3. Besteht ein Auskunftsverweigerungsrecht, so braucht der Zeuge zum Termin der Beweisaufnahme nicht zu erscheinen. Er hat die Tatsachen, auf die er die Weigerung stützt, schriftlich anzugeben und glaubhaft zu machen. Nicht entscheidend ist, ob sich der Zeuge zu Recht auf die Auskunftsverweigerungsmöglichkeit berufen hat oder nicht.
Normenkette
FGO §§ 82, 84, 128; AO 1977 §§ 101-103; ZPO §§ 386-387
Tatbestand
Im Hauptsacheverfahren ist vor allem streitig, ob die Klage des Klägers und Beschwerdeführers (Kläger) gegen die Umsatzsteuerbescheide 1975 bis 1978 rechtzeitig erhoben worden ist. Der Beklagte und Beschwerdegegner (das Finanzamt - FA -) wies die Einsprüche gegen die Umsatzsteuerbescheide ab.
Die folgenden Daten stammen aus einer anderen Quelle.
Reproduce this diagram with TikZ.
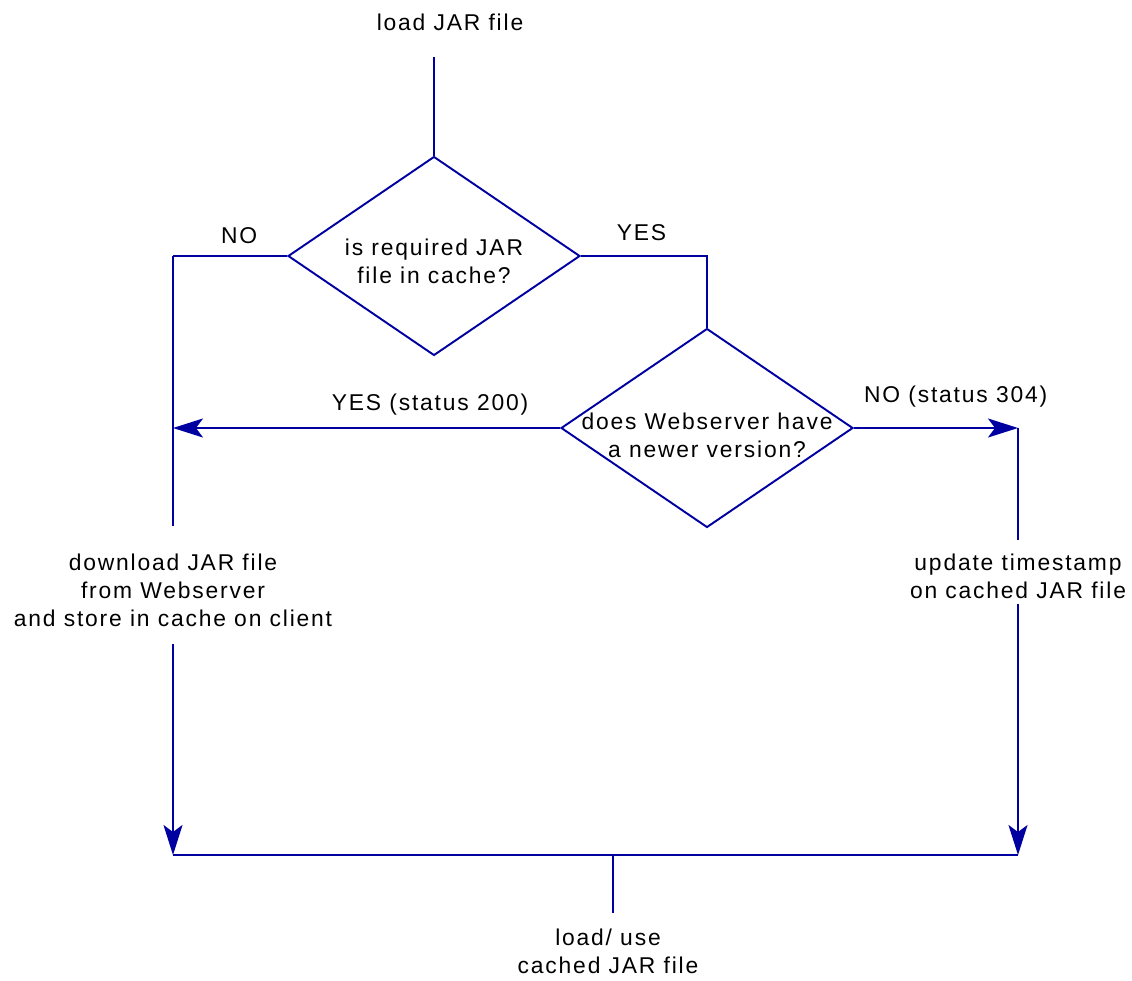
\documentclass[tikz,border=0pt]{standalone}
\usepackage{fontspec}
\setmainfont{Liberation Sans}[LetterSpace=8]
\usetikzlibrary{positioning,shapes.geometric,arrows.meta}
\definecolor{flowblue}{HTML}{0000A0}

\begin{document}
\begin{tikzpicture}[
  x=0.02cm, y=-0.02cm,
  font=\fontsize{13}{15.9}\selectfont,
  decision/.style={diamond, draw=flowblue, line width=1.1pt, minimum width=5.84cm,
      minimum height=3.98cm, inner sep=0pt},
  caption/.style={align=center, inner sep=0pt},
  wire/.style={draw=flowblue, line width=1.1pt},
  flow/.style={wire, -{Stealth[length=6mm,width=3.8mm,inset=1.4mm]}},
  tag/.style={inner sep=0pt},
]
\useasboundingbox (0,0) rectangle (1132,980);

\node[caption] (load) at (450,22) {load JAR file};
\coordinate (start) at (434,57);
\node[decision] (cached) at (434,256) {};
\node[caption] (cachedq) at (434,261) {is required JAR\\file in cache?};
\node[decision] (newer) at (707,428) {};
\node[caption] (newerq) at (707,435) {does Webserver have\\a newer version?};
\node[caption] (download) at (173,590) {download JAR file\\from Webserver\\and store in cache on client};
\node[caption] (update) at (1018,576) {update timestamp\\on cached JAR file};
\node[caption] (use) at (608,951) {load/ use\\cached JAR file};

\coordinate (nocorner) at (173,256);
\coordinate (yescorner) at (707,256);
\coordinate (leftjoin) at (173,428);
\coordinate (rightjoin) at (1018,428);
\coordinate (leftend) at (173,855);
\coordinate (rightend) at (1018,855);
\coordinate (merge) at (613,855);

\draw[wire] (start) -- (cached.north);
\draw[wire] (cached.west) -- (nocorner) node[tag,pos=0.42,above=0.22cm]{NO};
\draw[wire, shorten >=0.55cm] (nocorner) -- (download);
\draw[wire] (cached.east) -- (yescorner) node[tag,pos=0.48,above=0.28cm]{YES} -- (newer.north);
\draw[flow] (newer.west) -- (leftjoin) node[tag,pos=0.336,above=0.24cm]{YES (status 200)};
\draw[flow] (newer.east) -- (rightjoin) node[tag,pos=0.62,above=0.4cm]{NO (status 304)};
\draw[wire, shorten >=0.26cm] (rightjoin) -- (update);
\draw[flow, shorten <=0.1cm] (update) -- (rightend);
\draw[flow, shorten <=0.35cm] (download) -- (leftend);
\draw[wire] (leftend) -- (rightend);
\draw[wire, shorten >=0.3cm] (merge) -- (merge |- use.north);
\end{tikzpicture}
\end{document}
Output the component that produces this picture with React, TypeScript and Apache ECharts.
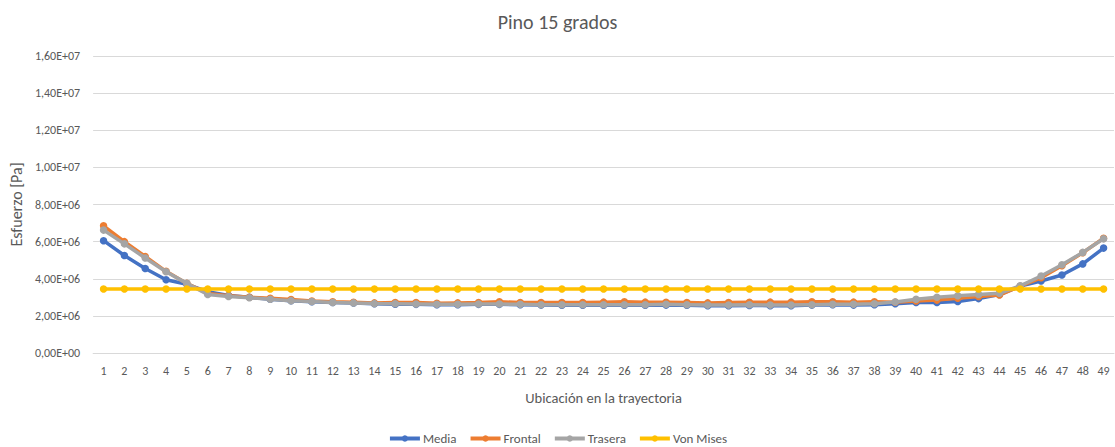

Die Einspruchsentscheidung wurde dem seinerzeitigen Bevollmächtigten des Klägers, Rechtsanwalt H, am 21. Juni 1985 zugestellt.
Beim FA ging am 22. August 1985 ein an das Finanzgericht (FG) ,,per Adresse" des FA gerichtetes Schreiben des H ein, das dieser unter dem 20. August 1985 geschrieben hatte und in dem u. a. folgendes ausgeführt ist:
,,In der Anlage übersende ich zum zweitenmal die von mir erhobenen Klagen vom 25. 6. 1985. Die auf mich lautende Vollmacht habe ich Ihnen bereits am 8. 7. 1985 überreicht.
. . .
Die Klagen richten sich, wie Sie aus den beigefügten Fotokopien ersehen, gegen
Einkommensteuerbescheide 1975-1981
. . .
Umsatzsteuerbescheide 1975-1978
. . ."
Dem Schreiben waren Kopien eines Schreibens vom 8. Juli 1985 sowie Vollmachten in Fotokopie und Kopien von auf den 25. Juni 1985 datierten Klageschriften in der Einkommensteuersache und gegen die Umsatzsteuerbescheide 1975 bis 1978 in Gestalt der Einspruchsentscheidung beigefügt.
Der II. Senat des FG wies die Klagen in der Einkommensteuersache u. a. wegen verspäteter Klageerhebung rechtskräftig als unzulässig ab. Er hatte H sowie dessen Sekretärin, Frau R, als Zeugen gehört. Diese hatten zur Sache bekundet:
H: . . .
R: ,,Ich bin Sekretärin des früheren Prozeßbevollmächtigten Rechtsanwalt H und habe auch in dem Rechtsstreit X die im Büro anfallenden Arbeiten erledigt.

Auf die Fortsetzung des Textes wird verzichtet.